TEHRAN, June 19 AFP - Iran's supreme leader Ayatollah Ali Khamenei has demanded an end to street protests over last week's disputed presidential election, siding with declared winner Mahmoud Ahmadinejad.

Making his first public appearance on Friday after daily demonstrations against the results, he ruled out any major fraud in the election and warned that defeated candidates would be held to account over any renewed violence on the streets.

"The people have chosen whom they wanted," Khamenei said in a sermon at the main weekly prayers in Tehran.

"I see some people more suitable for serving the country than others but the people made their choice," he said to cheers from tens of thousands of faithful, who included the victorious hardline incumbent.

However, after Khamenei's sermon, reformist former parliament speaker Mehdi Karroubi became the second losing candidate to demand a new election.

"By deciding fairly to cancel the election and hold it again, you would be accepting the nation's will and guaranteeing the permanence of the system," Karroubi wrote in a letter to the electoral watchdog, the Guardians Council.

Ahmadinejad's principal challenger, moderate former premier Mir Hossein Mousavi, had repeatedly demanded a re-run of the election, which he has denounced as a "shameful fraud".

Khamenei insisted that despite the 646 alleged poll violations registered by the three defeated candidates with the Guardians Council electoral watchdog, there could be no doubting Ahmadinejad's re-election to a second four-year term given his margin of victory.

"The legal mechanisms in our country do not allow cheating. How can one cheat with a margin of 11 million votes," he asked.

Khamenei demanded that the protests that have rocked the streets of the capital for the past week now cease, warning that otherwise there's a risk of further bloodshed beyond the seven deaths reported by state radio so far.

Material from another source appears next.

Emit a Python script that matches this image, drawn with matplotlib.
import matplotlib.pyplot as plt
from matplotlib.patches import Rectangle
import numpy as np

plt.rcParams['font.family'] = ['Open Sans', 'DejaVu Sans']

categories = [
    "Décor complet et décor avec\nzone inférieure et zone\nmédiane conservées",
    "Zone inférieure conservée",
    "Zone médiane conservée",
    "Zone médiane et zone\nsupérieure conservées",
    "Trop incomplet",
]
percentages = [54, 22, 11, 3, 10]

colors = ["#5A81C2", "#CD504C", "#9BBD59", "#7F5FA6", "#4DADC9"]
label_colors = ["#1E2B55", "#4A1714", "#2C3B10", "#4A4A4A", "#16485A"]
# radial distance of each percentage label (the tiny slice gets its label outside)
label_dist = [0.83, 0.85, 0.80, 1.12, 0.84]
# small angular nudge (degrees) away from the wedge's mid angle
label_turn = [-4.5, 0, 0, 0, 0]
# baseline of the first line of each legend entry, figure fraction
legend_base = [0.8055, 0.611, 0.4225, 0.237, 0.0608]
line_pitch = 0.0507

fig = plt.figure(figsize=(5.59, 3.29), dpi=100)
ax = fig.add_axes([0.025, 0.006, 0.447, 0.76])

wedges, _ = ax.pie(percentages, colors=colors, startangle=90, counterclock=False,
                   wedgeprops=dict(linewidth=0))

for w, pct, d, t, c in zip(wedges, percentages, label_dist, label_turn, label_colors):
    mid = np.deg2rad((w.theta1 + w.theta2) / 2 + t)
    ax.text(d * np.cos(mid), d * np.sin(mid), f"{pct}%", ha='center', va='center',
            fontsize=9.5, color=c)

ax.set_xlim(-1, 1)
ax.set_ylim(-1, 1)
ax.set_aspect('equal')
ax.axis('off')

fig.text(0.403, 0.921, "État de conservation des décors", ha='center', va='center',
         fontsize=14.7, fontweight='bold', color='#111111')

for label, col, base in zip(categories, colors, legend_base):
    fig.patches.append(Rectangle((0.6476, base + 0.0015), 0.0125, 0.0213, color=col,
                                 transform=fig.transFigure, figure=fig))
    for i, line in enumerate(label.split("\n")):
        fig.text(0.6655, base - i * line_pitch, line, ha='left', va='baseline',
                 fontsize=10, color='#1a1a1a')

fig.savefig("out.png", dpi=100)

"I want to tell everyone these things must finish. These street actions are being done to put pressure on leaders but we will not bow in front of them.

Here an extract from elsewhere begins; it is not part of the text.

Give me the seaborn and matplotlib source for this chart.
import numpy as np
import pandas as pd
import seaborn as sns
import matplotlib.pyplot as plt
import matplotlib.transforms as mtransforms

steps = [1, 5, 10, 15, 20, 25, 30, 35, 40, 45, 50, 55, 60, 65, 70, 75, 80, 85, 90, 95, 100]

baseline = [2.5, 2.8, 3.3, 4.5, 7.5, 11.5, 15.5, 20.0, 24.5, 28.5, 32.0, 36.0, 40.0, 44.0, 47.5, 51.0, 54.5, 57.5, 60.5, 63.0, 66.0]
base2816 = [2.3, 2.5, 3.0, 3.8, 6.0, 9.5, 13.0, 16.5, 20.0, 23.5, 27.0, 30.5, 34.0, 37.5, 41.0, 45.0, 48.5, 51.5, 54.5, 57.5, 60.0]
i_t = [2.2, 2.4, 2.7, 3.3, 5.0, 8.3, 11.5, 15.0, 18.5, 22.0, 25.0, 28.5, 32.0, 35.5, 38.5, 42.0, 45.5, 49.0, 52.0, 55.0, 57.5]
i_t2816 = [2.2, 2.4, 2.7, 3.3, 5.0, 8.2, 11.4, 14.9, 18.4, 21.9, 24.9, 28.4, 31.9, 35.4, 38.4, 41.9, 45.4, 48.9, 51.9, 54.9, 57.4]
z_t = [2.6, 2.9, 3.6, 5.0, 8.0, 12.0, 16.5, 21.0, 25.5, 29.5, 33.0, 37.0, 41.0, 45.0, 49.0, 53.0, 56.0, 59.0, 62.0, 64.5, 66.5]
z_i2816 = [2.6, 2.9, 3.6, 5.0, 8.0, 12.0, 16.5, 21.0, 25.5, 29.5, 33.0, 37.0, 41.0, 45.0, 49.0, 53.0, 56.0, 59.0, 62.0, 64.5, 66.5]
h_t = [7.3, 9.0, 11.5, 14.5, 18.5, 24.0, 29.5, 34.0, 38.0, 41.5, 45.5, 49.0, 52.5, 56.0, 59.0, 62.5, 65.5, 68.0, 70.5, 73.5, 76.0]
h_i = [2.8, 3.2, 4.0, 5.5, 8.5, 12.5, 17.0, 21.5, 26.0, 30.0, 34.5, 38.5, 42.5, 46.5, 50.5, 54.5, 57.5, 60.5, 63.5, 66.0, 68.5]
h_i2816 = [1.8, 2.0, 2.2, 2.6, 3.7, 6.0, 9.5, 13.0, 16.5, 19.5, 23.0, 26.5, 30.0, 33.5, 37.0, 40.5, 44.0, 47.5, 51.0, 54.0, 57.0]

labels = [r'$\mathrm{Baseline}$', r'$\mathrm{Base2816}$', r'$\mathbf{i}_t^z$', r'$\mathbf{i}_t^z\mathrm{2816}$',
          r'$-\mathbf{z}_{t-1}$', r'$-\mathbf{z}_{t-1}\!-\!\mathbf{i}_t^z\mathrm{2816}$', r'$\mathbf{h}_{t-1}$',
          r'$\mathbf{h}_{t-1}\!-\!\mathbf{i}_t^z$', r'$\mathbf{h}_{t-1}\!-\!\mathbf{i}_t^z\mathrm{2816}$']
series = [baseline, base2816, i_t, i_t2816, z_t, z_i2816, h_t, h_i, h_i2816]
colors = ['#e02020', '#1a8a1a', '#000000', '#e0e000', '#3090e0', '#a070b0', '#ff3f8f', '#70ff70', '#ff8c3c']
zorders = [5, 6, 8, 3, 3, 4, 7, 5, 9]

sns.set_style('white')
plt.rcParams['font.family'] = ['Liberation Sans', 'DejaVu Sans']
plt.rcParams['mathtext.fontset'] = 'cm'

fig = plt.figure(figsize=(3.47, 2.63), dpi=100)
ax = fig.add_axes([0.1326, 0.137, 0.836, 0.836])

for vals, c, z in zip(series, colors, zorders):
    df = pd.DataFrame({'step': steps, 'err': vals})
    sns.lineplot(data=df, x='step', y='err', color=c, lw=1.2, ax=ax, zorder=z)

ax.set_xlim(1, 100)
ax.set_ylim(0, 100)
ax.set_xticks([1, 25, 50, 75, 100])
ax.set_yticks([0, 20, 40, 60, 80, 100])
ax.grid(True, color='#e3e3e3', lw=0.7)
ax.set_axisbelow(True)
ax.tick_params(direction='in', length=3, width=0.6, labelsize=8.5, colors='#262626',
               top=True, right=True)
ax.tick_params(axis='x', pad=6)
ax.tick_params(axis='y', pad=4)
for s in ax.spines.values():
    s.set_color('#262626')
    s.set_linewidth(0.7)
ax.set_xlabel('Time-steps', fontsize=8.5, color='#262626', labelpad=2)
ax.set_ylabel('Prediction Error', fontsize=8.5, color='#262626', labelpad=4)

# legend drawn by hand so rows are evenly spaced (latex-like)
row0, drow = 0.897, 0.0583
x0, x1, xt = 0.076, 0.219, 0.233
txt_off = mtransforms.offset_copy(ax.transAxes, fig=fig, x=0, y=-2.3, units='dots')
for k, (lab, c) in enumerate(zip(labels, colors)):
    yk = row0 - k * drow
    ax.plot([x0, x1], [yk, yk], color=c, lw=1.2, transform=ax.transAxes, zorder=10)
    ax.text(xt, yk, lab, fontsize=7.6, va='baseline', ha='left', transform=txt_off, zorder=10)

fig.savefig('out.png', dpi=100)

"Those politicians who somehow have influence on people should be very careful about their behaviour if they act in an extremist manner.

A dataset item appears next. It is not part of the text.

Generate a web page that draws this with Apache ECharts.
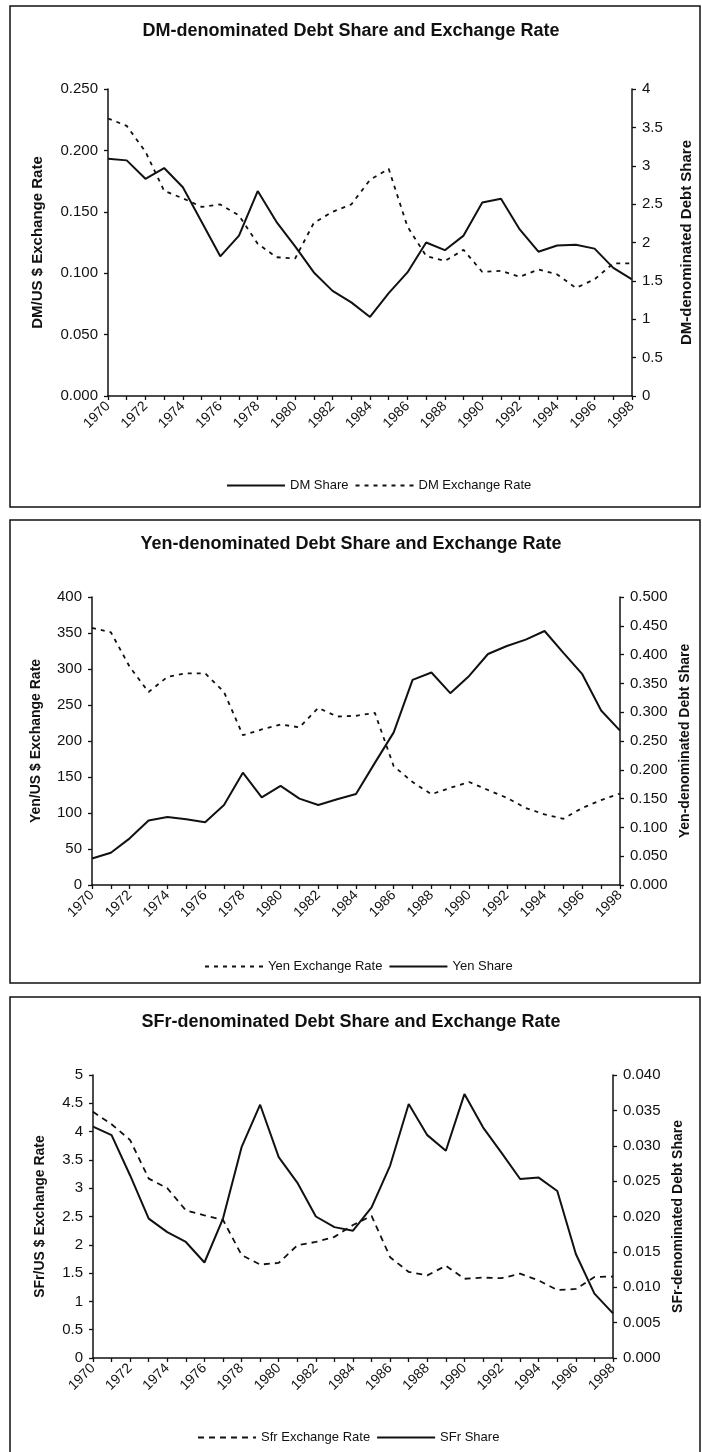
<!DOCTYPE html>
<html>
<head>
<meta charset="utf-8">
<title>Debt Share and Exchange Rate</title>
<script src="https://cdn.jsdelivr.net/npm/echarts@6/dist/echarts.min.js"></script>
<style>
  html, body { margin: 0; padding: 0; background: #fff; }
  #chart { width: 702px; height: 1452px; }
</style>
</head>
<body>
<div id="chart"></div>
<script>
// years on the category axis
var years = []
for (var y = 1970; y <= 1998; y++) years.push(String(y))

// DM panel
var dmShare = [3.09, 3.07, 2.83, 2.97, 2.72, 2.27, 1.82, 2.09, 2.67, 2.27, 1.95, 1.61, 1.37, 1.22, 1.03,
  1.34, 1.61, 2.00, 1.90, 2.09, 2.52, 2.57, 2.17, 1.88, 1.96, 1.97, 1.92, 1.67, 1.52]
var dmRate = [0.226, 0.220, 0.199, 0.167, 0.161, 0.154, 0.156, 0.147, 0.124, 0.113, 0.112, 0.141, 0.150, 0.156, 0.176,
  0.185, 0.138, 0.114, 0.110, 0.119, 0.101, 0.102, 0.097, 0.103, 0.099, 0.088, 0.095, 0.108, 0.108]

// Yen panel
var yenRate = [357, 351, 303, 268, 289, 294, 294, 268, 208, 216, 223, 219, 246, 234, 235,
  239, 165, 143, 126, 135, 143, 132, 121, 107, 98, 92, 107, 118, 127]
var yenShare = [0.046, 0.056, 0.081, 0.112, 0.118, 0.114, 0.109, 0.139, 0.195, 0.152, 0.172, 0.150, 0.139, 0.149, 0.158,
  0.212, 0.265, 0.356, 0.369, 0.333, 0.363, 0.401, 0.415, 0.426, 0.441, 0.403, 0.366, 0.303, 0.268]

// SFr panel
var sfrRate = [4.35, 4.13, 3.85, 3.17, 3.00, 2.61, 2.52, 2.44, 1.82, 1.65, 1.68, 1.99, 2.05, 2.14, 2.35,
  2.51, 1.78, 1.52, 1.46, 1.63, 1.40, 1.42, 1.41, 1.49, 1.37, 1.20, 1.22, 1.43, 1.44]
var sfrShare = [0.0327, 0.0315, 0.0258, 0.0197, 0.0178, 0.0164, 0.0135, 0.0197, 0.0298, 0.0358, 0.0284, 0.0248, 0.0200, 0.0185, 0.0180,
  0.0213, 0.0272, 0.0359, 0.0315, 0.0293, 0.0373, 0.0326, 0.0290, 0.0253, 0.0255, 0.0236, 0.0147, 0.0091, 0.0063]

var FONT = '"Liberation Sans", Arial, Helvetica, sans-serif'
var INK = '#111'

function fix3(v) { return v.toFixed(3) }
function plain(v) { return String(+v.toFixed(3)) }

function xAxis(gridIndex) {
  return {
    type: 'category',
    gridIndex: gridIndex,
    data: years,
    boundaryGap: false,
    axisLine: { onZero: false, lineStyle: { color: INK, width: 1.5 } },
    axisTick: { interval: 0, length: 4, lineStyle: { color: INK, width: 1.3 } },
    axisLabel: { interval: 1, rotate: 45, margin: 8, color: INK, fontFamily: FONT, fontSize: 14 },
    splitLine: { show: false }
  }
}

function yAxis(gridIndex, pos, max, step, fmt, name, gap) {
  return {
    type: 'value',
    gridIndex: gridIndex,
    position: pos,
    min: 0,
    max: max,
    interval: step,
    name: name,
    nameLocation: 'middle',
    nameRotate: 90,
    nameGap: gap,
    nameTextStyle: { color: INK, fontFamily: FONT, fontWeight: 'bold', fontSize: gridIndex === 0 ? 15 : 14 },
    axisLine: { show: true, lineStyle: { color: INK, width: 1.5 } },
    axisTick: { show: true, length: 4, lineStyle: { color: INK, width: 1.3 } },
    axisLabel: { color: INK, fontFamily: FONT, fontSize: 15, margin: pos === 'left' ? 10 : 10, formatter: fmt },
    splitLine: { show: false }
  }
}

function line(name, gridIndex, yIndex, data, dashed) {
  return {
    name: name,
    type: 'line',
    xAxisIndex: gridIndex,
    yAxisIndex: yIndex,
    data: data,
    symbol: 'none',
    animation: false,
    itemStyle: { color: INK },
    lineStyle: { color: INK, width: dashed ? 1.8 : 2, type: dashed || 'solid' }
  }
}

function title(text, top) {
  return {
    text: text,
    left: 'center',
    top: top,
    padding: 0,
    textStyle: { color: INK, fontFamily: FONT, fontWeight: 'bold', fontSize: 18 }
  }
}

function legend(items, left, top) {
  return {
    data: items,
    left: left,
    top: top,
    padding: 0,
    itemWidth: 58,
    itemHeight: 10,
    itemGap: 6,
    selectedMode: false,
    itemStyle: { opacity: 0 },
    textStyle: { color: INK, fontFamily: FONT, fontSize: 13 }
  }
}

function frame(top, height) {
  return {
    type: 'rect',
    shape: { x: 10, y: top, width: 690, height: height },
    style: { fill: 'none', stroke: INK, lineWidth: 1.5 },
    silent: true
  }
}

var chart = echarts.init(document.getElementById('chart'), null, { renderer: 'canvas' })
chart.setOption({
  backgroundColor: '#fff',
  animation: false,
  title: [
    title('DM-denominated Debt Share and Exchange Rate', 22),
    title('Yen-denominated Debt Share and Exchange Rate', 535),
    title('SFr-denominated Debt Share and Exchange Rate', 1013)
  ],
  legend: [
    legend(['DM Share', 'DM Exchange Rate'], 226, 479),
    legend(['Yen Exchange Rate', 'Yen Share'], 204, 960),
    legend(['Sfr Exchange Rate', 'SFr Share'], 197, 1431)
  ],
  grid: [
    { left: 108, right: 68, top: 89, height: 307 },
    { left: 92, right: 82, top: 597, height: 288 },
    { left: 93, right: 89, top: 1075, height: 283 }
  ],
  xAxis: [xAxis(0), xAxis(1), xAxis(2)],
  yAxis: [
    yAxis(0, 'left', 0.25, 0.05, fix3, 'DM/US $ Exchange Rate', 63),
    yAxis(0, 'right', 4, 0.5, plain, 'DM-denominated Debt Share', 47),
    yAxis(1, 'left', 400, 50, plain, 'Yen/US $ Exchange Rate', 49),
    yAxis(1, 'right', 0.5, 0.05, fix3, 'Yen-denominated Debt Share', 56),
    yAxis(2, 'left', 5, 0.5, plain, 'SFr/US $ Exchange Rate', 46),
    yAxis(2, 'right', 0.04, 0.005, fix3, 'SFr-denominated Debt Share', 52)
  ],
  series: [
    line('DM Share', 0, 1, dmShare),
    line('DM Exchange Rate', 0, 0, dmRate, [4, 5]),
    line('Yen Exchange Rate', 1, 2, yenRate, [4, 5]),
    line('Yen Share', 1, 3, yenShare),
    line('Sfr Exchange Rate', 2, 4, sfrRate, [6, 5]),
    line('SFr Share', 2, 5, sfrShare)
  ],
  graphic: [frame(6, 501), frame(520, 463), frame(997, 470)]
})
</script>
</body>
</html>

"This extremism will reach a sensitive level which they will not be able to contain. They will be responsible for the blood, violence and chaos," he added, warning that "terrorists who could assassinate the Basij (militia) or the police" might hide among the demonstrators.

But a defiant Karroubi accused the authorities of having "killed people" during the protests, adding the government's "offences" in the election continue.

"They beat up people with sticks and daggers during their peaceful rally and engineered the unrest and blamed the people," he said.

"The government called the people's protest as a protest against the system and created an atmosphere of fear by censoring the media, cutting mobile phones and text message services. They killed people and then held their funerals to keep the people silent."

"If a government is elected based on a legitimate election, why would it need to create an atmosphere of fear and fright," the 72-year-old cleric said.

London-based rights group Amnesty International said on Friday it had information on up to 15 deaths in protests since the results were declared.

The opposition has been planning a new mass rally in the capital on Saturday, to be addressed by Mousavi.

But Tehran Governor Morteza Tamadon made clear the gathering has no authorisation and called for it to be cancelled.

There was no immediate word from the reformist clerical association which is organising the rally on whether they still plan to go ahead.

Mousavi, Karroubi and the third defeated candidate, ex-Revolutionary Guards chief Mohsen Rezai, have been invited to set out their grievances before the Guardians Council on Saturday.

The council has said it will make its decision about any recount on Sunday.

World powers expressed renewed concern about the violence and widespread arrests that have followed the election, with EU leaders urging Iran on Friday to respect the right to protest.

UN human rights chief Navi Pillay expressed concern about the "possible illegal use of excessive force", while Iranian Nobel Peace laureate Shirin Ebadi called for international efforts to "stop Iran's government firing on its people".

In the face of the regime's biggest crisis since the 1979 revolution overthrew the pro-Western shah, Iran's Islamic rulers have repeatedly lashed out at "meddling" by foreign powers.

Khamenei renewed the charge on Friday, singling out Britain for particular criticism.

"Today, top diplomats of several Western countries who talked to us so far within diplomatic formalities are showing their real face, and most of all the British government," he said.

Britain's Foreign Office told Iran's charge d'affaires in London that Khamenei's comments are "unacceptable".

Western governments have repeatedly insisted they are not trying to interfere in the Iranian election, but merely defending universal rights of peaceful protest.